- Your instructions: Please print exactly the lines below, from the start of the material up to and including the line with "(sangpied) at (458,418);", but none of the pictures.

- Recorded information:

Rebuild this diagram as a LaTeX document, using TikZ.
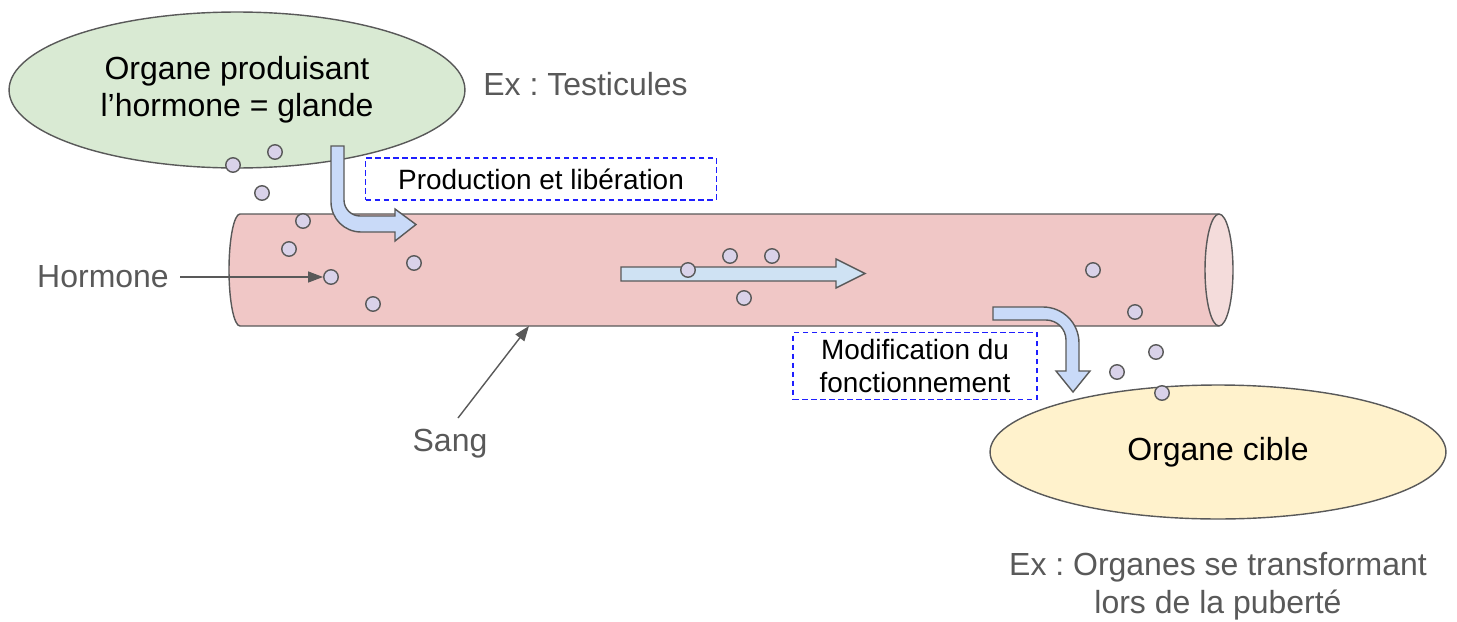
\documentclass[tikz,border=0pt]{standalone}
\usepackage{fontspec}
\setmainfont{Liberation Sans}
\usetikzlibrary{shapes.geometric,arrows.meta}
\definecolor{gland}{HTML}{D9EAD3}
\definecolor{target}{HTML}{FFF2CC}
\definecolor{blood}{HTML}{F0C7C6}
\definecolor{bloodend}{HTML}{F4DCDB}
\definecolor{hormcol}{HTML}{D9D2E9}
\definecolor{flow}{HTML}{C9DAF8}
\definecolor{flowlight}{HTML}{CFE2F3}
\definecolor{edge}{HTML}{595959}
\definecolor{dashblue}{HTML}{1F1FFF}
\frenchspacing
\begin{document}
\begin{tikzpicture}[
    x=0.02cm, y=-0.02cm,
    outline/.style={draw=edge, line width=0.8pt},
    organ/.style={ellipse, outline, inner sep=0pt, align=center, font=\fontsize{18.2}{21}\selectfont},
    molecule/.style={circle, outline, fill=hormcol, minimum size=0.29cm, inner sep=0pt},
    note/.style={draw=dashblue, dash pattern=on 0.11cm off 0.07cm, line width=0.75pt, align=center, inner sep=0pt, font=\fontsize{15.9}{18.4}\selectfont},
    caption/.style={text=edge, align=center, inner sep=0pt, font=\fontsize{18.2}{21.8}\selectfont},
    pointer/.style={draw=edge, line width=0.8pt, -{Triangle[length=0.3cm, width=0.22cm]}}
]
\useasboundingbox (0,0) rectangle (1457,622);

\node[organ, fill=gland, minimum width=9.12cm, minimum height=3.12cm] (glande) at (237,90) {Organe produisant\\l’hormone = glande};
\node[organ, fill=target, minimum width=9.12cm, minimum height=2.68cm] (cible) at (1218,452) {Organe cible};

\draw[outline, fill=blood] (1218,214) -- (240,214) .. controls (234,214) and (229,239) .. (229,270)
    .. controls (229,301) and (234,326) .. (240,326) -- (1218,326) -- cycle;
\draw[outline, fill=bloodend] (1219,270) ellipse [x radius=14, y radius=56];
\coordinate (sangpt) at (529,326);
\coordinate (sangpied) at (458,418);

\node[note, minimum width=7.02cm, minimum height=0.84cm] (liberation) at (541,179) {Production et libération};
\node[note, minimum width=4.88cm, minimum height=1.34cm] (modif) at (915,366) {Modification du\\fonctionnement};

\draw[outline, fill=flow] (331,146) -- (331,202) .. controls (331,218.6) and (344.4,232) .. (361,232) -- (395,232)
    -- (395,241) -- (416,224.5) -- (395,209) -- (395,216) -- (360,216)
    .. controls (351.2,216) and (344,208.8) .. (344,200) -- (344,146) -- cycle;
\draw[outline, fill=flowlight] (621,267) -- (836,267) -- (836,259) -- (865,273.5) -- (836,288) -- (836,281) -- (621,281) -- cycle;
\draw[outline, fill=flow] (993,307) -- (1043,307) .. controls (1062.9,307) and (1079,323.1) .. (1079,343) -- (1079,371)
    -- (1090,371) -- (1073,392) -- (1056,371) -- (1066,371) -- (1066,340)
    .. controls (1066,329) and (1057,320) .. (1046,320) -- (993,320) -- cycle;

\node[molecule] (h1) at (233,165) {}; \node[molecule] (h2) at (275,152) {};
\node[molecule] (h3) at (262,193) {}; \node[molecule] (h4) at (303,221) {};
\node[molecule] (h5) at (289,249) {}; \node[molecule] (h6) at (331,277) {};
\node[molecule] (h7) at (414,263) {}; \node[molecule] (h8) at (373,304) {};
\node[molecule] (h9) at (688,270) {}; \node[molecule] (h10) at (730,256) {};
\node[molecule] (h11) at (772,256) {}; \node[molecule] (h12) at (744,298) {};
\node[molecule] (h13) at (1093,270) {}; \node[molecule] (h14) at (1135,312) {};
\node[molecule] (h15) at (1156,352) {}; \node[molecule] (h16) at (1117,372) {};
\node[molecule] (h17) at (1162,393) {};

\node[caption, anchor=west] (exglande) at (483,84) {Ex : Testicules};
\node[caption] (hormone) at (103,277) {Hormone};
\node[caption] (sang) at (450,444) {Sang};
\node[caption] (excible) at (1218,586) {Ex : Organes se transformant\\lors de la puberté};

\draw[pointer] ([xshift=0.22cm]hormone.east) -- (h6);
\draw[pointer] (sangpied) -- (sangpt);
\end{tikzpicture}
\end{document}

- Answer to this exercise:
Rebuild this diagram as a LaTeX document, using TikZ.
\documentclass[tikz,border=0pt]{standalone}
\usepackage{fontspec}
\setmainfont{Liberation Sans}
\usetikzlibrary{shapes.geometric,arrows.meta}
\definecolor{gland}{HTML}{D9EAD3}
\definecolor{target}{HTML}{FFF2CC}
\definecolor{blood}{HTML}{F0C7C6}
\definecolor{bloodend}{HTML}{F4DCDB}
\definecolor{hormcol}{HTML}{D9D2E9}
\definecolor{flow}{HTML}{C9DAF8}
\definecolor{flowlight}{HTML}{CFE2F3}
\definecolor{edge}{HTML}{595959}
\definecolor{dashblue}{HTML}{1F1FFF}
\frenchspacing
\begin{document}
\begin{tikzpicture}[
    x=0.02cm, y=-0.02cm,
    outline/.style={draw=edge, line width=0.8pt},
    organ/.style={ellipse, outline, inner sep=0pt, align=center, font=\fontsize{18.2}{21}\selectfont},
    molecule/.style={circle, outline, fill=hormcol, minimum size=0.29cm, inner sep=0pt},
    note/.style={draw=dashblue, dash pattern=on 0.11cm off 0.07cm, line width=0.75pt, align=center, inner sep=0pt, font=\fontsize{15.9}{18.4}\selectfont},
    caption/.style={text=edge, align=center, inner sep=0pt, font=\fontsize{18.2}{21.8}\selectfont},
    pointer/.style={draw=edge, line width=0.8pt, -{Triangle[length=0.3cm, width=0.22cm]}}
]
\useasboundingbox (0,0) rectangle (1457,622);

\node[organ, fill=gland, minimum width=9.12cm, minimum height=3.12cm] (glande) at (237,90) {Organe produisant\\l’hormone = glande};
\node[organ, fill=target, minimum width=9.12cm, minimum height=2.68cm] (cible) at (1218,452) {Organe cible};

\draw[outline, fill=blood] (1218,214) -- (240,214) .. controls (234,214) and (229,239) .. (229,270)
    .. controls (229,301) and (234,326) .. (240,326) -- (1218,326) -- cycle;
\draw[outline, fill=bloodend] (1219,270) ellipse [x radius=14, y radius=56];
\coordinate (sangpt) at (529,326);
\coordinate (sangpied) at (458,418);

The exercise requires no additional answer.